Without the pictures, print the lines running from the beginning of the material to the line containing "years = np.arange(1960, 2009)", both ends included.

Dataset rows:
· · · · ·
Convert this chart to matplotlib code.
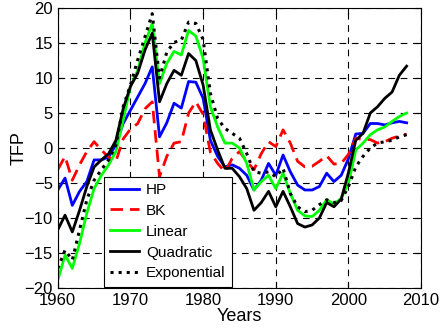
import numpy as np
import matplotlib
matplotlib.use("Agg")
import matplotlib.pyplot as plt

plt.rcParams['font.family'] = ['Liberation Sans', 'DejaVu Sans']

years = np.arange(1960, 2009)

# TFP gap under each detrending method
hp = [-6.0, -4.3, -8.2, -6.2, -4.8, -1.7, -1.7, -1.3, 0.5, 3.5,
      5.4, 7.3, 9.2, 11.6, 1.6, 3.6, 6.4, 5.7, 9.5, 9.4,
      7.1, 1.1, -1.2, -2.7, -2.4, -2.9, -3.9, -6.0, -4.6, -2.2,
      -3.9, -1.0, -3.4, -5.3, -6.0, -6.0, -5.5, -3.6, -4.8, -3.9,
      -1.5, 2.0, 2.1, 3.5, 3.5, 3.3, 3.6, 3.8, 3.6]
bk = [-3.1, -1.2, -4.6, -2.4, -0.5, 0.9, -0.3, -1.3, -1.9, 1.3,
      2.7, 3.5, 5.6, 6.6, -4.1, -1.2, 0.7, 0.9, 5.0, 6.6,
      4.8, -0.6, -2.2, -3.4, -1.5, -0.5, -1.9, -3.1, -0.8, 0.9,
      0.2, 2.6, 0.7, -1.9, -2.7, -2.6, -1.9, -1.1, -2.3, -2.2,
      -0.9, 1.4, 1.2, 1.2, 0.7, 0.9, 1.4, 1.7, 2.0]
linear = [-18.9, -15.3, -17.2, -13.6, -9.3, -5.8, -3.9, -2.4, -0.5, 4.0,
          8.8, 11.1, 15.0, 17.8, 9.2, 12.1, 13.8, 13.3, 16.8, 16.0,
          12.8, 5.9, 3.0, 0.7, 0.7, 0.0, -2.2, -6.0, -4.8, -3.9,
          -5.8, -3.6, -6.5, -8.9, -9.7, -9.8, -8.9, -7.4, -8.0, -7.2,
          -5.0, -0.3, 0.7, 1.9, 2.6, 3.0, 3.8, 4.5, 5.0]
quadratic = [-11.7, -9.6, -12.0, -8.9, -5.5, -2.7, -1.7, -0.8, 1.1, 5.6,
             8.8, 10.7, 14.0, 16.4, 6.6, 9.2, 11.1, 10.4, 13.5, 12.5,
             9.0, 2.6, -0.3, -2.9, -2.9, -4.1, -5.8, -8.9, -7.8, -6.2,
             -8.4, -6.2, -8.4, -10.8, -11.3, -11.0, -10.0, -7.8, -8.4, -7.3,
             -3.5, 1.1, 2.1, 5.0, 5.9, 7.1, 8.0, 10.4, 11.7]
exponential = [-17.2, -14.6, -16.0, -11.7, -7.4, -4.6, -3.1, -1.7, 0.4, 5.9,
               9.0, 12.6, 15.9, 19.2, 10.0, 13.7, 15.1, 15.4, 18.0, 17.8,
               15.5, 7.8, 4.2, 2.8, 2.1, 1.4, -0.8, -3.4, -3.6, -3.4,
               -4.1, -2.9, -6.5, -8.4, -9.1, -8.9, -8.1, -7.4, -7.8, -7.5,
               -5.5, -2.7, -1.2, 0.0, 0.7, 0.9, 1.1, 1.6, 1.9]

fig = plt.figure(figsize=(4.41, 3.36), dpi=100)
ax = fig.add_axes([0.131, 0.143, 0.824, 0.833])

ax.plot(years, hp, color=(0, 0, 1), lw=2, label='HP')
ax.plot(years, bk, color=(1, 0, 0), lw=2, ls='--', dashes=(4.5, 2.5), label='BK')
ax.plot(years, linear, color=(0, 1, 0), lw=2, label='Linear')
ax.plot(years, quadratic, color='k', lw=2, label='Quadratic')
ax.plot(years, exponential, color='k', lw=2.2, ls=':', label='Exponential')

ax.set_xlim(1960, 2010)
ax.set_ylim(-20, 20)
ax.set_xticks(np.arange(1960, 2011, 10))
ax.set_yticks(np.arange(-20, 21, 5))
ax.grid(True, color='k', ls=(0, (6, 5)), lw=0.8)
ax.tick_params(direction='in', top=True, right=True, labelsize=12, length=4, pad=3.5)
ax.set_xlabel('Years', fontsize=13, labelpad=0)
ax.set_ylabel('TFP', fontsize=13, labelpad=-2)

leg = ax.legend(loc='lower left', bbox_to_anchor=(0.127, 0.005), borderaxespad=0,
                fontsize=11, fancybox=False, framealpha=1, edgecolor='k',
                handlelength=1.9, labelspacing=0.45, borderpad=0.4, handletextpad=0.45)
leg.get_frame().set_linewidth(0.8)

fig.savefig('out.png', dpi=100)
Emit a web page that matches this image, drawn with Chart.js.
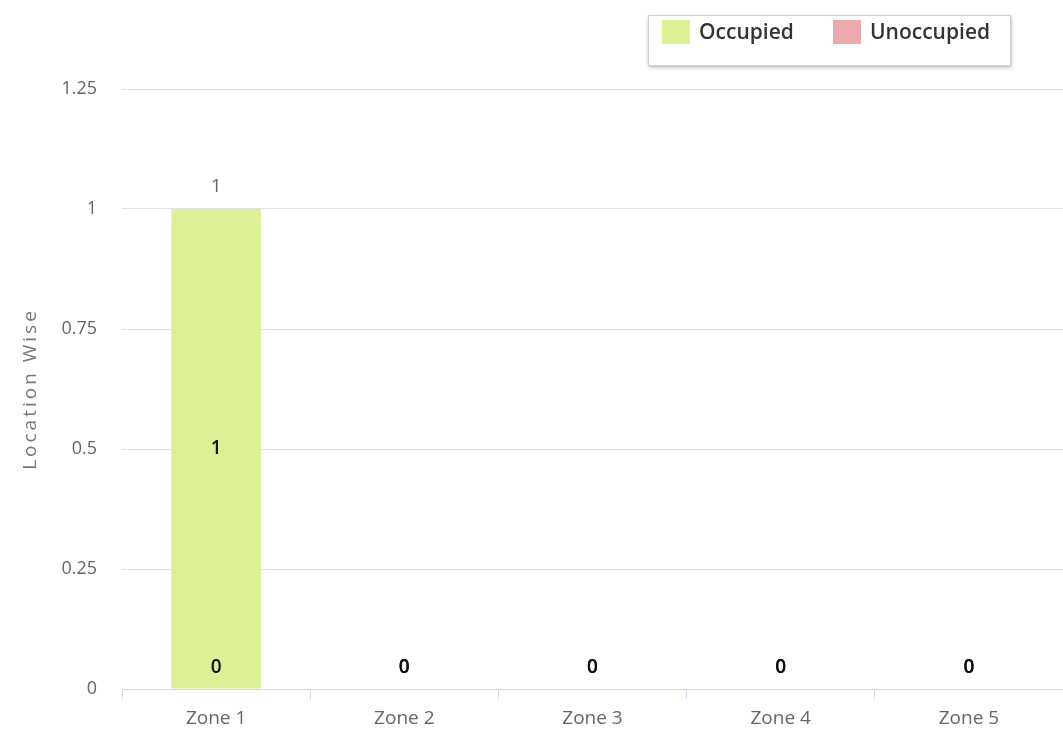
<!DOCTYPE html>
<html>
<head>
<meta charset="utf-8">
<script src="https://cdn.jsdelivr.net/npm/chart.js@4.4.1/dist/chart.umd.min.js"></script>
<style>
    html, body { margin: 0; padding: 0; background: #fff; }
    #wrap { width: 1063px; height: 733px; }
</style>
</head>
<body>
<div id="wrap"><canvas id="zoneChart" width="1063" height="733"></canvas></div>
<script>
// Location wise occupancy per zone
const zones = ['Zone 1', 'Zone 2', 'Zone 3', 'Zone 4', 'Zone 5'];
const occupied = [1, 0, 0, 0, 0];
const unoccupied = [0, 0, 0, 0, 0];
const yTicks = [0, 0.25, 0.5, 0.75, 1, 1.25];
const yTitle = 'Location Wise';

const FONT = "'Open Sans', sans-serif";
const GREEN = '#dcf095';
const PINK = '#eaa9aa';

// Legend box drawn by hand (Highcharts style with a shadow)
const legendBox = {
    id: 'legendBox',
    afterDraw(chart) {
        const ctx = chart.ctx;
        const x = 648, y = 15, w = 362, h = 50;
        ctx.save();
        ctx.shadowColor = 'rgba(0,0,0,0.35)';
        ctx.shadowBlur = 4;
        ctx.shadowOffsetX = 1;
        ctx.shadowOffsetY = 2;
        ctx.fillStyle = '#fff';
        ctx.fillRect(x, y, w, h);
        ctx.restore();
        ctx.save();
        ctx.strokeStyle = '#d0d0d0';
        ctx.lineWidth = 1;
        ctx.strokeRect(x + 0.5, y + 0.5, w, h);

        const items = [
            { label: chart.data.datasets[0].label, color: chart.data.datasets[0].backgroundColor, x: 662 },
            { label: chart.data.datasets[1].label, color: chart.data.datasets[1].backgroundColor, x: 833 }
        ];
        ctx.font = '600 21px ' + FONT;
        ctx.textBaseline = 'middle';
        items.forEach(it => {
            ctx.fillStyle = it.color;
            ctx.fillRect(it.x, 20, 28, 24);
            ctx.fillStyle = '#333';
            ctx.fillText(it.label, it.x + 37, 33);
        });
        ctx.restore();
    }
};

// Rotated y-axis title with wide letter spacing
const axisTitle = {
    id: 'axisTitle',
    afterDraw(chart) {
        const ctx = chart.ctx;
        const area = chart.chartArea;
        ctx.save();
        ctx.translate(31, (area.top + area.bottom) / 2);
        ctx.rotate(-Math.PI / 2);
        ctx.font = '19px ' + FONT;
        ctx.letterSpacing = '3px';
        ctx.fillStyle = '#777';
        ctx.textAlign = 'center';
        ctx.textBaseline = 'middle';
        ctx.fillText(yTitle, 0, 0);
        ctx.restore();
    }
};

// Value labels inside bars and totals above stacks
const valueLabels = {
    id: 'valueLabels',
    afterDatasetsDraw(chart) {
        const ctx = chart.ctx;
        const yScale = chart.scales.y;
        const base = yScale.getPixelForValue(0);
        ctx.save();
        ctx.textAlign = 'center';
        ctx.textBaseline = 'middle';

        chart.data.datasets.forEach((ds, di) => {
            const meta = chart.getDatasetMeta(di);
            meta.data.forEach((bar, i) => {
                const v = ds.data[i];
                const yPos = v === 0 ? base - 21 : (bar.y + bar.base) / 2;
                ctx.font = '600 19px ' + FONT;
                ctx.fillStyle = '#111';
                ctx.fillText(String(v), bar.x, yPos);
            });
        });

        // stack totals
        zones.forEach((z, i) => {
            const total = occupied[i] + unoccupied[i];
            if (total <= 0) return;
            const bar = chart.getDatasetMeta(0).data[i];
            const top = yScale.getPixelForValue(total);
            ctx.font = '19px ' + FONT;
            ctx.fillStyle = '#666';
            ctx.fillText(String(total), bar.x, top - 22);
        });
        ctx.restore();
    }
};

const ctx = document.getElementById('zoneChart').getContext('2d');
const chart = new Chart(ctx, {
    type: 'bar',
    data: {
        labels: zones,
        datasets: [
            {
                label: 'Occupied',
                data: occupied,
                backgroundColor: GREEN,
                borderWidth: 0,
                order: 1,
                barPercentage: 0.9,
                categoryPercentage: 0.53
            },
            {
                label: 'Unoccupied',
                data: unoccupied,
                backgroundColor: PINK,
                borderWidth: 0,
                order: 0,
                barPercentage: 0.9,
                categoryPercentage: 0.53
            }
        ]
    },
    options: {
        responsive: false,
        animation: false,
        layout: { padding: { top: 89, right: 0, left: 0, bottom: 0 } },
        plugins: {
            legend: { display: false },
            tooltip: { enabled: false }
        },
        scales: {
            x: {
                stacked: true,
                afterFit: (scale) => { scale.height = 44; },
                grid: {
                    drawOnChartArea: false,
                    drawTicks: true,
                    tickLength: 10,
                    color: '#ccd6eb',
                    offset: true
                },
                border: { color: '#ccd6eb', width: 1 },
                ticks: {
                    color: '#666',
                    font: { family: FONT, size: 19 },
                    padding: 8
                }
            },
            y: {
                stacked: true,
                min: 0,
                max: 1.25,
                afterBuildTicks: (scale) => {
                    scale.ticks = yTicks.map(v => ({ value: v }));
                },
                afterFit: (scale) => { scale.width = 122; },
                grid: {
                    color: '#e3e3e3',
                    drawTicks: false
                },
                border: { display: false },
                ticks: {
                    color: '#666',
                    font: { family: FONT, size: 18 },
                    padding: 25,
                    callback: (v) => String(v)
                }
            }
        }
    },
    plugins: [legendBox, axisTitle, valueLabels]
});
</script>
</body>
</html>
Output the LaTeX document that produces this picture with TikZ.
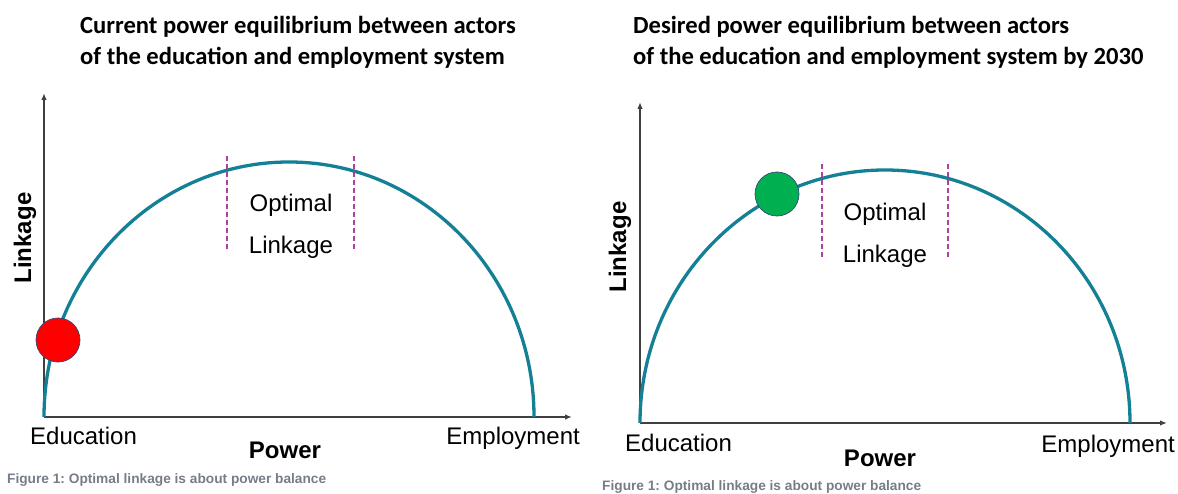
\documentclass[tikz,border=0pt]{standalone}
\usepackage{fontspec}
\setmainfont{Liberation Sans}
\newfontfamily\titlefont{Carlito}
\usetikzlibrary{arrows.meta}
\frenchspacing

\definecolor{curveteal}{RGB}{20,128,150}
\definecolor{optpink}{RGB}{176,64,160}
\definecolor{axisgray}{RGB}{64,64,64}
\definecolor{capgray}{RGB}{118,125,135}
\definecolor{dotred}{RGB}{255,0,0}
\definecolor{dotgreen}{RGB}{0,176,80}
\definecolor{dotrim}{RGB}{50,70,120}

\tikzset{
  axisline/.style={axisgray, line width=1.7pt, -{Latex[length=7pt,width=5.5pt]}},
  powercurve/.style={curveteal, line width=3.3pt},
  optline/.style={optpink, line width=1.6pt, dash pattern=on 5pt off 3pt},
  actordot/.style={draw=dotrim, line width=0.7pt},
  titletext/.style={font=\titlefont\bfseries\fontsize{24.6}{29}\selectfont, anchor=base west, inner sep=0pt},
  axislabel/.style={font=\fontsize{24}{28}\selectfont, inner sep=0pt},
  axisname/.style={font=\bfseries\fontsize{24}{28}\selectfont, inner sep=0pt},
  captext/.style={font=\bfseries\fontsize{13.7}{16}\selectfont, text=capgray, anchor=base west, inner sep=0pt}
}

\begin{document}
\begin{tikzpicture}[x=1pt,y=-1pt]
\useasboundingbox (0,0) rectangle (1178,494);

% left: current equilibrium
\node[titletext] (titleLa) at (80,34) {Current power equilibrium between actors};
\node[titletext] (titleLb) at (80,65) {of the education and employment system};

\coordinate (oL) at (44,417);
\coordinate (yL) at (44,93);
\coordinate (xL) at (572,417);
\draw[axisline] (oL) -- (yL);
\draw[axisline] (oL) -- (xL);

\draw[powercurve] (oL) arc[start angle=180, end angle=360, x radius=245, y radius=255];
\draw[optline] (227,156) -- (227,249);
\draw[optline] (354,156) -- (354,249);
\node[axislabel, anchor=base] (optL) at (291,212) {Optimal};
\node[axislabel, anchor=base] (linkL) at (291,254) {Linkage};

\filldraw[actordot, fill=dotred] (58,340) circle (22);

\node[axislabel, anchor=base west] (eduL) at (30,444) {Education};
\node[axislabel, anchor=base east] (empL) at (580,444) {Employment};
\node[axisname, anchor=base] (powL) at (285,458) {Power};
\node[axisname, rotate=90] (lnkL) at (25,238) {Linkage};
\node[captext] (capL) at (7,483) {Figure 1: Optimal linkage is about power balance};

% right: desired equilibrium by 2030
\node[titletext] (titleRa) at (633,34) {Desired power equilibrium between actors};
\node[titletext] (titleRb) at (633,65) {of the education and employment system by 2030};

\coordinate (oR) at (640,423);
\coordinate (yR) at (640,102);
\coordinate (xR) at (1167,423);
\draw[axisline] (oR) -- (yR);
\draw[axisline] (oR) -- (xR);

\draw[powercurve] (oR) arc[start angle=180, end angle=360, x radius=245, y radius=253];
\draw[optline] (822,164) -- (822,257);
\draw[optline] (948,164) -- (948,257);
\node[axislabel, anchor=base] (optR) at (885,221) {Optimal};
\node[axislabel, anchor=base] (linkR) at (885,263) {Linkage};

\filldraw[actordot, fill=dotgreen] (777,194) circle (22);

\node[axislabel, anchor=base west] (eduR) at (625,451) {Education};
\node[axislabel, anchor=base east] (empR) at (1175,452) {Employment};
\node[axisname, anchor=base] (powR) at (880,466) {Power};
\node[axisname, rotate=90] (lnkR) at (620,247) {Linkage};
\node[captext] (capR) at (602,490) {Figure 1: Optimal linkage is about power balance};
\end{tikzpicture}
\end{document}
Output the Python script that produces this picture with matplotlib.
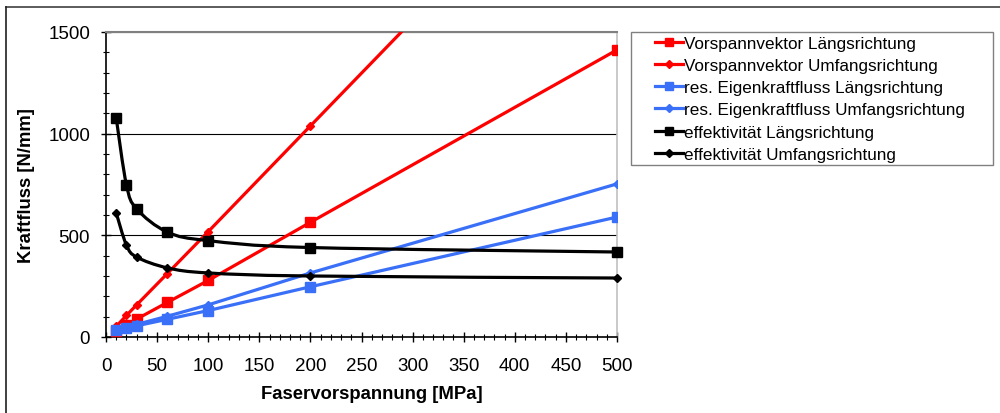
· · · · ·
● **Finished task**
Convert this chart to matplotlib code.
import numpy as np
import matplotlib
matplotlib.use("Agg")
import matplotlib.pyplot as plt

plt.rcParams['font.family'] = ['Liberation Sans', 'DejaVu Sans']

years = np.arange(1960, 2009)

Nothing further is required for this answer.